A new cargo train service linking the Far East with France has reignited the romantic notion of the ancient Silk Road. This time around it is a very contemporary international trade enterprise.
On April 21, a freight train from Wuhan in China, rolled into Lyon after clocking 11,300 km of tracks across six countries. The trip took 15 days, and the first convoy carried 41 containers, marking the start of regular route service between China and Europe set to strengthen economic ties, trade and cultural exchange.

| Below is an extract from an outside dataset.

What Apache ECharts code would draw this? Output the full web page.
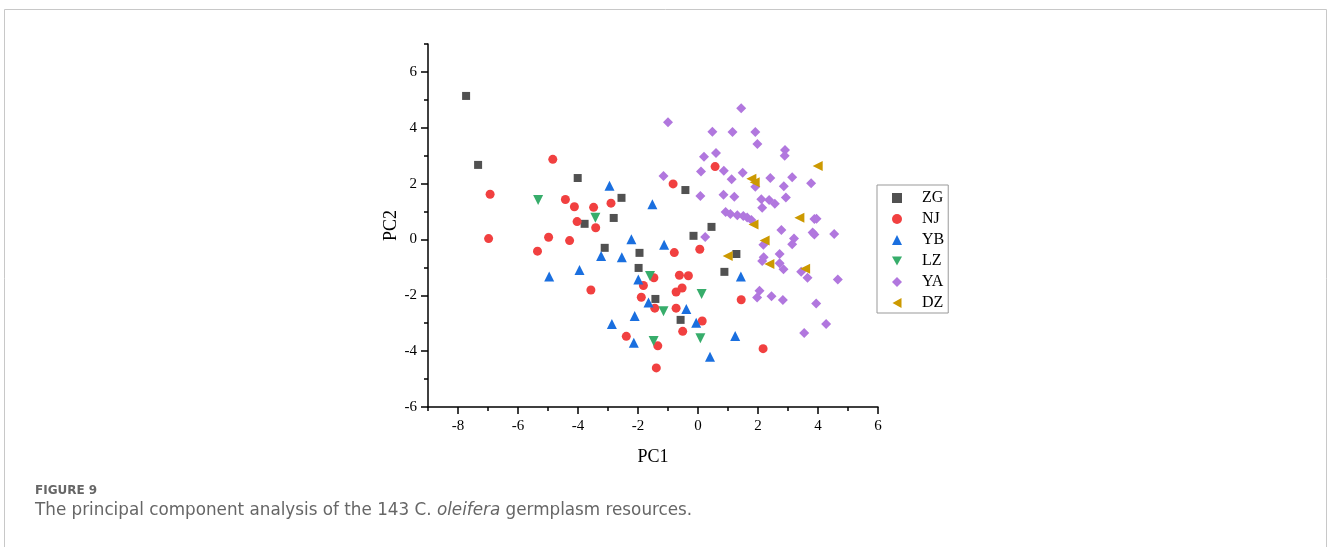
<!DOCTYPE html>
<html>
<head>
<meta charset="utf-8">
<script src="https://cdn.jsdelivr.net/npm/echarts@6/dist/echarts.min.js"></script>
<style>
  html, body { margin: 0; padding: 0; background: #fff; }
  #chart { width: 1328px; height: 547px; }
</style>
</head>
<body>
<div id="chart"></div>
<script>
// PCA scores, [PC1, PC2]
const zg = [
  [-7.73, 5.14], [-7.33, 2.67], [-4.01, 2.20], [-3.78, 0.56], [-2.55, 1.49], [-2.81, 0.77],
  [-3.11, -0.30], [-1.95, -0.48], [-1.98, -1.02], [-1.42, -2.13], [-0.58, -2.88], [-0.42, 1.77],
  [-0.15, 0.13], [0.45, 0.45], [1.28, -0.52], [0.88, -1.16]
]
const nj = [
  [-4.84, 2.87], [-6.93, 1.62], [-4.42, 1.43], [-4.12, 1.17], [-3.48, 1.15], [-2.90, 1.30],
  [-4.03, 0.64], [-3.41, 0.42], [-6.98, 0.03], [-4.98, 0.08], [-4.28, -0.04], [-5.35, -0.42],
  [-3.57, -1.81], [-1.47, -1.37], [-1.82, -1.65], [-1.89, -2.07], [-1.44, -2.46], [-2.39, -3.47],
  [-1.34, -3.81], [-1.39, -4.60], [0.57, 2.61], [-0.83, 1.99], [-0.79, -0.47], [0.06, -0.35],
  [-0.62, -1.28], [-0.32, -1.30], [-0.73, -1.88], [-0.53, -1.74], [-0.73, -2.46], [0.14, -2.92],
  [-0.51, -3.29], [1.44, -2.16], [2.17, -3.91]
]
const yb = [
  [-2.95, 1.92], [-1.52, 1.26], [-2.22, 0.01], [-3.23, -0.59], [-2.54, -0.64], [-4.96, -1.33],
  [-3.95, -1.09], [-1.99, -1.43], [-1.65, -2.26], [-2.11, -2.74], [-2.87, -3.03], [-2.14, -3.70],
  [-1.13, -0.19], [-0.39, -2.49], [-0.06, -2.98], [1.43, -1.33], [1.24, -3.46], [0.40, -4.20]
]
const lz = [
  [-5.33, 1.41], [-3.42, 0.78], [-1.60, -1.31], [0.12, -1.95], [-1.15, -2.57], [-1.48, -3.64],
  [0.08, -3.54]
]
const ya = [
  [1.44, 4.70], [-1.00, 4.20], [0.48, 3.86], [1.15, 3.85], [1.91, 3.85], [1.98, 3.42],
  [2.90, 3.20], [2.89, 3.00], [0.20, 2.96], [0.60, 3.10], [0.10, 2.43], [-1.15, 2.27],
  [0.86, 2.46], [1.12, 2.16], [1.49, 2.39], [1.91, 1.89], [2.41, 2.20], [3.14, 2.23],
  [2.86, 1.91], [3.77, 2.01], [0.08, 1.56], [0.85, 1.60], [1.21, 1.53], [2.11, 1.44],
  [2.37, 1.41], [2.56, 1.28], [2.93, 1.50], [2.14, 1.14], [0.92, 0.98], [1.08, 0.91],
  [1.31, 0.87], [1.51, 0.84], [1.64, 0.79], [1.78, 0.70], [3.88, 0.73], [3.95, 0.74],
  [2.78, 0.34], [3.82, 0.25], [3.88, 0.18], [4.54, 0.20], [3.20, 0.03], [3.14, -0.17],
  [0.24, 0.09], [2.18, -0.19], [2.19, -0.64], [2.14, -0.77], [2.72, -0.52], [2.72, -0.85],
  [2.85, -1.07], [3.44, -1.16], [3.65, -1.37], [4.66, -1.43], [2.05, -1.84], [1.97, -2.08],
  [2.45, -2.03], [2.83, -2.17], [3.94, -2.29], [4.27, -3.03], [3.54, -3.35]
]
const dz = [
  [3.99, 2.63], [1.78, 2.17], [1.89, 2.05], [3.38, 0.78], [1.85, 0.54], [2.22, -0.04],
  [0.99, -0.59], [2.38, -0.88], [3.57, -1.05]
]

const groups = ['ZG', 'NJ', 'YB', 'LZ', 'YA', 'DZ']
const groupData = [zg, nj, yb, lz, ya, dz]
const colors = ['#515151', '#F14040', '#1A6FDF', '#37AD6B', '#B177DE', '#CC9900']
const symbols = ['rect', 'circle', 'triangle', 'triangle', 'diamond', 'triangle']
const rotates = [0, 0, 0, 180, 0, 90]
const sizes = [8, 9, 10, 10, 10, 10]
// legend icons (legend does not pick up symbolRotate)
const legendIcons = ['rect', 'circle', 'triangle', 'path://M0,0 L10,0 L5,9 Z', 'diamond', 'path://M9,0 L9,10 L0,5 Z']

const xMajor = [-8, -6, -4, -2, 0, 2, 4, 6]
const yMajor = [-6, -4, -2, 0, 2, 4, 6]

const serif = '"Liberation Serif", "Times New Roman", serif'
const chart = echarts.init(document.getElementById('chart'))

const baseAxis = (min, max) => ({
  type: 'value',
  min: min,
  max: max,
  interval: 1,
  splitLine: { show: false },
  axisLine: { show: true, onZero: false, lineStyle: { color: '#000', width: 1.5 } },
  axisTick: { show: true, length: 4, lineStyle: { color: '#000', width: 1.5 } },
  axisLabel: {
    color: '#000',
    fontFamily: serif,
    fontSize: 15,
    formatter: v => (v % 2 === 0 ? String(v) : '')
  }
})

// second axis only draws the longer major ticks
const majorTicks = (min, max, values, position) => ({
  type: 'value',
  min: min,
  max: max,
  position: position,
  splitLine: { show: false },
  axisLine: { show: false, onZero: false },
  axisLabel: { show: false },
  axisTick: { show: true, length: 7, customValues: values, lineStyle: { color: '#000', width: 1.5 } }
})

const xMain = baseAxis(-9, 6)
xMain.position = 'bottom'
xMain.name = 'PC1'
xMain.nameLocation = 'middle'
xMain.nameGap = 41
xMain.nameTextStyle = { color: '#000', fontFamily: serif, fontSize: 18 }
xMain.axisLabel.margin = 12

const yMain = baseAxis(-6, 7)
yMain.position = 'left'
yMain.name = 'PC2'
yMain.nameLocation = 'middle'
yMain.nameGap = 23
yMain.nameTextStyle = { color: '#000', fontFamily: serif, fontSize: 18 }
yMain.axisLabel.margin = 11

const option = {
  animation: false,
  backgroundColor: '#fff',
  grid: { left: 428, top: 44, width: 450, height: 363 },
  xAxis: [xMain, majorTicks(-9, 6, xMajor, 'bottom')],
  yAxis: [yMain, majorTicks(-6, 7, yMajor, 'left')],
  legend: {
    orient: 'vertical',
    left: 877,
    top: 185,
    padding: [5, 4, 2, 15],
    itemWidth: 10,
    itemHeight: 10,
    itemGap: 5,
    borderColor: '#999',
    borderWidth: 1,
    textStyle: { color: '#000', fontFamily: serif, fontSize: 16, lineHeight: 16, padding: [0, 0, 0, 15] },
    data: groups.map((g, i) => ({ name: g, icon: legendIcons[i] }))
  },
  graphic: [
    {
      type: 'rect',
      shape: { x: 4.5, y: 9.5, width: 1322, height: 600 },
      style: { fill: 'none', stroke: '#c8c8c8', lineWidth: 1 },
      silent: true
    },
    {
      type: 'text',
      left: 35,
      top: 485,
      style: { text: 'FIGURE 9', fill: '#666', font: 'bold 12px "DejaVu Sans", sans-serif' }
    },
    {
      type: 'text',
      left: 35,
      top: 502,
      style: {
        text: '{n|The principal component analysis of the 143 C. }{i|oleifera}{n| germplasm resources.}',
        rich: {
          n: { fill: '#666', fontFamily: '"DejaVu Sans", sans-serif', fontSize: 16.8 },
          i: { fill: '#666', fontFamily: '"DejaVu Sans", sans-serif', fontSize: 16.8, fontStyle: 'italic' }
        }
      }
    }
  ],
  series: groups.map((g, i) => ({
    name: g,
    type: 'scatter',
    xAxisIndex: 0,
    yAxisIndex: 0,
    data: groupData[i],
    symbol: symbols[i],
    symbolSize: sizes[i],
    symbolRotate: rotates[i],
    itemStyle: { color: colors[i], opacity: 1 }
  }))
}

chart.setOption(option)
window.addEventListener('resize', () => chart.resize())
</script>
</body>
</html>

The Silk Road is the world’s oldest and most significant of all overland trade routes. The name brings up images of caravans through the desert, merchants driving their bargains in bustling markets, loading their cargo of exotic spices, luxurious textiles, and precious artifacts. The trade routes were not only commercially important, they were cultural cross-pollinators. Silk, the most luxurious fabric of all, was originally only available in China so merchants who made the epic journey to procure it would bring with them items that were highly desirable for Chinese buyers, typically cattle, furs, and luxury items like ivory or jade, as well as food items that were not locally available, plus skills and know how. As overland trade became increasingly dangerous, and travel by sea became more popular, trade along the Silk Road gradually declined.
The new freight train service carrying mechanical, electronics and clothing went through Kazakhstan, Russia, Belarus, Poland and Germany to finish its journey in France. In the past years the French national railway company SNCF has extended its operations well beyond its borders – and not limited to rail transport. International contracts are currently around 25% of the overall turnover of the SNCF group.
“The sea is cheaper, but the train is an intermediary between the ship and the aircraft,” says Philippe Moritz, head of SNCF communication.
French Morning talked to American reporter Wade Shepard who is traveling the various land and sea routes of China’s “One Belt, One Road” initiative, more romantically known as the New Silk Road, reporting and collecting information for a book on the topic. Shepard says that a potential misconception about these trans-continental trains is that they travel across continents – only the containers do. Trains originating in China go to the border of Russia, Mongolia, or Kazakhstan where they pass off their cargo to awaiting trains which will take them to Europe, where they will again be relayed on to European trains. These transfers are not just for logistical reasons but are absolutely necessary: the track gauges of former Soviet countries are different from those in China and Western Europe, so one train physically cannot travel the entire route.
Shepard explains that these cargo relays are generally very simple procedures: the incoming train and the outgoing train are lined up side by side and a crane moves the containers from one to the other. At the border of Kazakhstan and China, for example, this transfer can be done in just 47 minutes.
Wuhan is at the crossroads of China, a major manufacturing and logistics hub, including many French companies. In order to ship to Europe, goods have to geographically backtrack to reach the coast before being loaded onto container vessels going west, so it makes sense to ship on these overland railroads. A common concern is security, but things have changed since the early days of the Silk Road. The cargo leaves mostly from bonded zones, meaning that containers are sealed and never opened again until they reach their destination. Each container is powered for climate control and has GPS tracking which can be monitored in real time by the shipper at every step of the journey.
Traditionally we think of the Silk Road as ‘feeding’ goods into Europe, but today it may very well be the reverse. The train is carrying products that Chinese consumers want to buy, particularly luxury goods, food and wine, some of the main French exports. This first train will return to China loaded with vehicles, wine and agricultural products from France. As plans for the service unfolds, trains are expected to link China and Europe several times a week. The commercial viability of the operation will hinge on frequency and pricing.
“People want to know how long is it going to take and how much it is going to cost,” says Shepard, “shipping by sea is almost free now, but the quality of service has decreased meaning that is taking longer. Rail transport is attractive because it takes two weeks, and the cost is not really that expensive. It is about 80% less than air freight. The service is in the new stages, but the momentum is really picking up and if the trains get to run often, that would really become a serious contender with a real 16-day door-to-door service.”
The new train service is coordinated by Wuhan Asia Logistics Europe and Trans-Eurasia Logistics, Le Progres reports. Ms. Wang Ju, Chinese general consul in Lyon, and Alain Galliano, vice president of Lyon Métropole, both emphasized their interest to increase trade between the two cities and through them between the two countries.
Taken altogether, the freight volume that China-Europe rail will eventually command will be significant. This is not merely affecting China and Europe, but also all Central Asian countries involved in between, all eager to get a share of the action. Khorgos Gateway, working in Kazakhstan’s premier inland dry port and Central Asia’s largest logistics park, said to Shepard that they predict that within five years they will be processing a million TEU [a unit of measure based on a 20-foot container] worth of cargo per year — enough to rank them on a par with the big seaports in the world, heralding the serious return of trans-continental rail transport.